— Start of Provided entries —

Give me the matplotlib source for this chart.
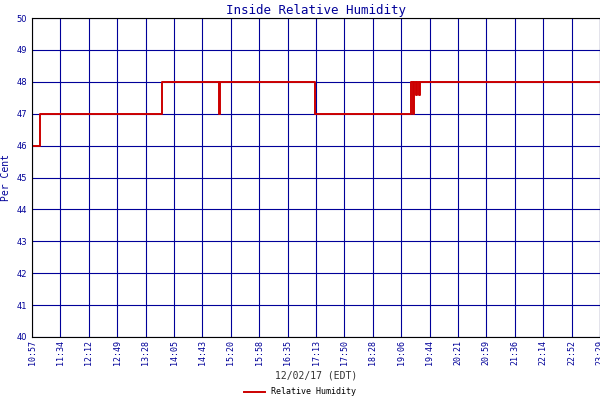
import numpy as np
import matplotlib.pyplot as plt

# minutes since midnight, humidity (step series)
times = [657, 668, 829, 904, 905.5, 1032, 1159, 1161.5, 1163, 1166, 1167, 1169, 1171, 1409]
values = [46, 47, 48, 47, 48, 47, 48, 47, 48, 47.6, 48, 47.6, 48, 48]
tick_labels = ["10:57", "11:34", "12:12", "12:49", "13:28", "14:05", "14:43", "15:20",
               "15:58", "16:35", "17:13", "17:50", "18:28", "19:06", "19:44", "20:21",
               "20:59", "21:36", "22:14", "22:52", "23:29"]

blue = "#000099"
fig = plt.figure(figsize=(6, 4), dpi=100)
ax = fig.add_axes([32 / 600, 63 / 400, 568 / 600, 319 / 400])
ax.step(times, values, where="post", color="#cc0000", lw=1.4, label="Relative Humidity")

ticks = np.linspace(657, 1409, len(tick_labels))
ax.set_xticks(ticks)
ax.set_xticklabels(tick_labels, rotation=90, fontsize=6, family="DejaVu Sans Mono", color=blue)
ax.set_xlim(657, 1409)
ax.set_ylim(40, 50)
ax.set_yticks(range(40, 51))
ax.tick_params(axis="y", labelsize=6, labelcolor=blue, length=0)
ax.tick_params(axis="x", length=0, pad=2)
ax.grid(True, color=blue, lw=0.8)
for s in ax.spines.values():
    s.set_color("black")
ax.set_title("Inside Relative Humidity", fontsize=9, color=blue, family="DejaVu Sans Mono", pad=3)
ax.set_ylabel("Per Cent", fontsize=7, color=blue, family="DejaVu Sans Mono")
ax.set_xlabel("12/02/17 (EDT)", fontsize=7, color="#333333", family="DejaVu Sans Mono", labelpad=4)
fig.legend(loc="lower center", bbox_to_anchor=(0.5, -0.01), frameon=False,
           prop={"size": 6, "family": "DejaVu Sans Mono"}, handlelength=2.5)
fig.savefig("out.png", dpi=100)
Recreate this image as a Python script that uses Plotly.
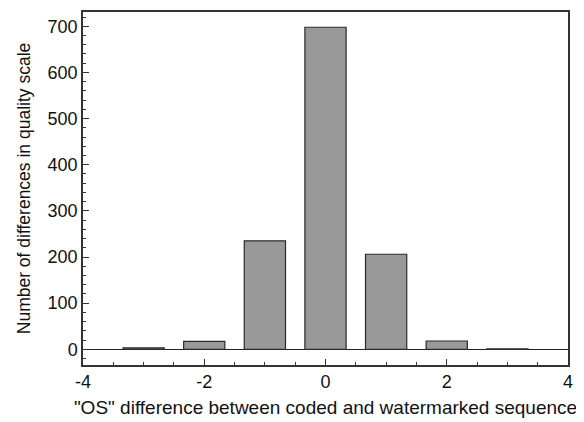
import plotly.graph_objects as go

x_vals = [-3, -2, -1, 0, 1, 2, 3]
counts = [3, 17, 235, 698, 206, 18, 1]
x_ticks = [-4, -2, 0, 2, 4]
y_ticks = [0, 100, 200, 300, 400, 500, 600, 700]

fig = go.Figure()
fig.add_trace(go.Bar(
    x=x_vals, y=counts, width=0.68,
    marker=dict(color="#999999", line=dict(color="#2a2a2a", width=1.2)),
))

font = "Liberation Sans, Arial, Helvetica, sans-serif"
# page body has an 8px margin, so the figure is sized 8px smaller
fig.update_layout(
    width=576, height=414,
    margin=dict(l=75, r=16, t=2, b=57),
    plot_bgcolor="white", paper_bgcolor="white",
    showlegend=False,
    font=dict(family=font, size=18, color="#111111"),
    xaxis=dict(
        range=[-4, 4], tickvals=x_ticks, ticktext=[str(v) for v in x_ticks],
        ticks="inside", ticklen=6, tickcolor="#333333",
        minor=dict(dtick=0.5, tick0=0, ticks="inside", ticklen=3, tickcolor="#333333"),
        showline=True, linecolor="#333333", linewidth=1.5, mirror=True,
        showgrid=False, zeroline=False, tickfont=dict(size=18),
        title=dict(text='"OS" difference between coded and watermarked sequence',
                   font=dict(size=19), standoff=9),
    ),
    yaxis=dict(
        range=[-34, 731], tickvals=y_ticks,
        ticks="inside", ticklen=6, tickcolor="#333333",
        minor=dict(dtick=20, tick0=0, ticks="inside", ticklen=3, tickcolor="#333333"),
        showline=True, linecolor="#333333", linewidth=1.5, mirror=True,
        showgrid=False, zeroline=True, zerolinecolor="#222222", zerolinewidth=1.2,
        tickfont=dict(size=18),
        title=dict(text="Number of differences in quality scale",
                   font=dict(size=17.5), standoff=12),
    ),
)

fig.write_html("out.html")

— End of Provided entries —

**Written exercise**
Repeat the material above in full and exactly, omitting the pictures.

**Right answer**
Give me the matplotlib source for this chart.
import numpy as np
import matplotlib.pyplot as plt

# minutes since midnight, humidity (step series)
times = [657, 668, 829, 904, 905.5, 1032, 1159, 1161.5, 1163, 1166, 1167, 1169, 1171, 1409]
values = [46, 47, 48, 47, 48, 47, 48, 47, 48, 47.6, 48, 47.6, 48, 48]
tick_labels = ["10:57", "11:34", "12:12", "12:49", "13:28", "14:05", "14:43", "15:20",
               "15:58", "16:35", "17:13", "17:50", "18:28", "19:06", "19:44", "20:21",
               "20:59", "21:36", "22:14", "22:52", "23:29"]

blue = "#000099"
fig = plt.figure(figsize=(6, 4), dpi=100)
ax = fig.add_axes([32 / 600, 63 / 400, 568 / 600, 319 / 400])
ax.step(times, values, where="post", color="#cc0000", lw=1.4, label="Relative Humidity")

ticks = np.linspace(657, 1409, len(tick_labels))
ax.set_xticks(ticks)
ax.set_xticklabels(tick_labels, rotation=90, fontsize=6, family="DejaVu Sans Mono", color=blue)
ax.set_xlim(657, 1409)
ax.set_ylim(40, 50)
ax.set_yticks(range(40, 51))
ax.tick_params(axis="y", labelsize=6, labelcolor=blue, length=0)
ax.tick_params(axis="x", length=0, pad=2)
ax.grid(True, color=blue, lw=0.8)
for s in ax.spines.values():
    s.set_color("black")
ax.set_title("Inside Relative Humidity", fontsize=9, color=blue, family="DejaVu Sans Mono", pad=3)
ax.set_ylabel("Per Cent", fontsize=7, color=blue, family="DejaVu Sans Mono")
ax.set_xlabel("12/02/17 (EDT)", fontsize=7, color="#333333", family="DejaVu Sans Mono", labelpad=4)
fig.legend(loc="lower center", bbox_to_anchor=(0.5, -0.01), frameon=False,
           prop={"size": 6, "family": "DejaVu Sans Mono"}, handlelength=2.5)
fig.savefig("out.png", dpi=100)
Recreate this image as a Python script that uses Plotly.
import plotly.graph_objects as go

x_vals = [-3, -2, -1, 0, 1, 2, 3]
counts = [3, 17, 235, 698, 206, 18, 1]
x_ticks = [-4, -2, 0, 2, 4]
y_ticks = [0, 100, 200, 300, 400, 500, 600, 700]

fig = go.Figure()
fig.add_trace(go.Bar(
    x=x_vals, y=counts, width=0.68,
    marker=dict(color="#999999", line=dict(color="#2a2a2a", width=1.2)),
))

font = "Liberation Sans, Arial, Helvetica, sans-serif"
# page body has an 8px margin, so the figure is sized 8px smaller
fig.update_layout(
    width=576, height=414,
    margin=dict(l=75, r=16, t=2, b=57),
    plot_bgcolor="white", paper_bgcolor="white",
    showlegend=False,
    font=dict(family=font, size=18, color="#111111"),
    xaxis=dict(
        range=[-4, 4], tickvals=x_ticks, ticktext=[str(v) for v in x_ticks],
        ticks="inside", ticklen=6, tickcolor="#333333",
        minor=dict(dtick=0.5, tick0=0, ticks="inside", ticklen=3, tickcolor="#333333"),
        showline=True, linecolor="#333333", linewidth=1.5, mirror=True,
        showgrid=False, zeroline=False, tickfont=dict(size=18),
        title=dict(text='"OS" difference between coded and watermarked sequence',
                   font=dict(size=19), standoff=9),
    ),
    yaxis=dict(
        range=[-34, 731], tickvals=y_ticks,
        ticks="inside", ticklen=6, tickcolor="#333333",
        minor=dict(dtick=20, tick0=0, ticks="inside", ticklen=3, tickcolor="#333333"),
        showline=True, linecolor="#333333", linewidth=1.5, mirror=True,
        showgrid=False, zeroline=True, zerolinecolor="#222222", zerolinewidth=1.2,
        tickfont=dict(size=18),
        title=dict(text="Number of differences in quality scale",
                   font=dict(size=17.5), standoff=12),
    ),
)

fig.write_html("out.html")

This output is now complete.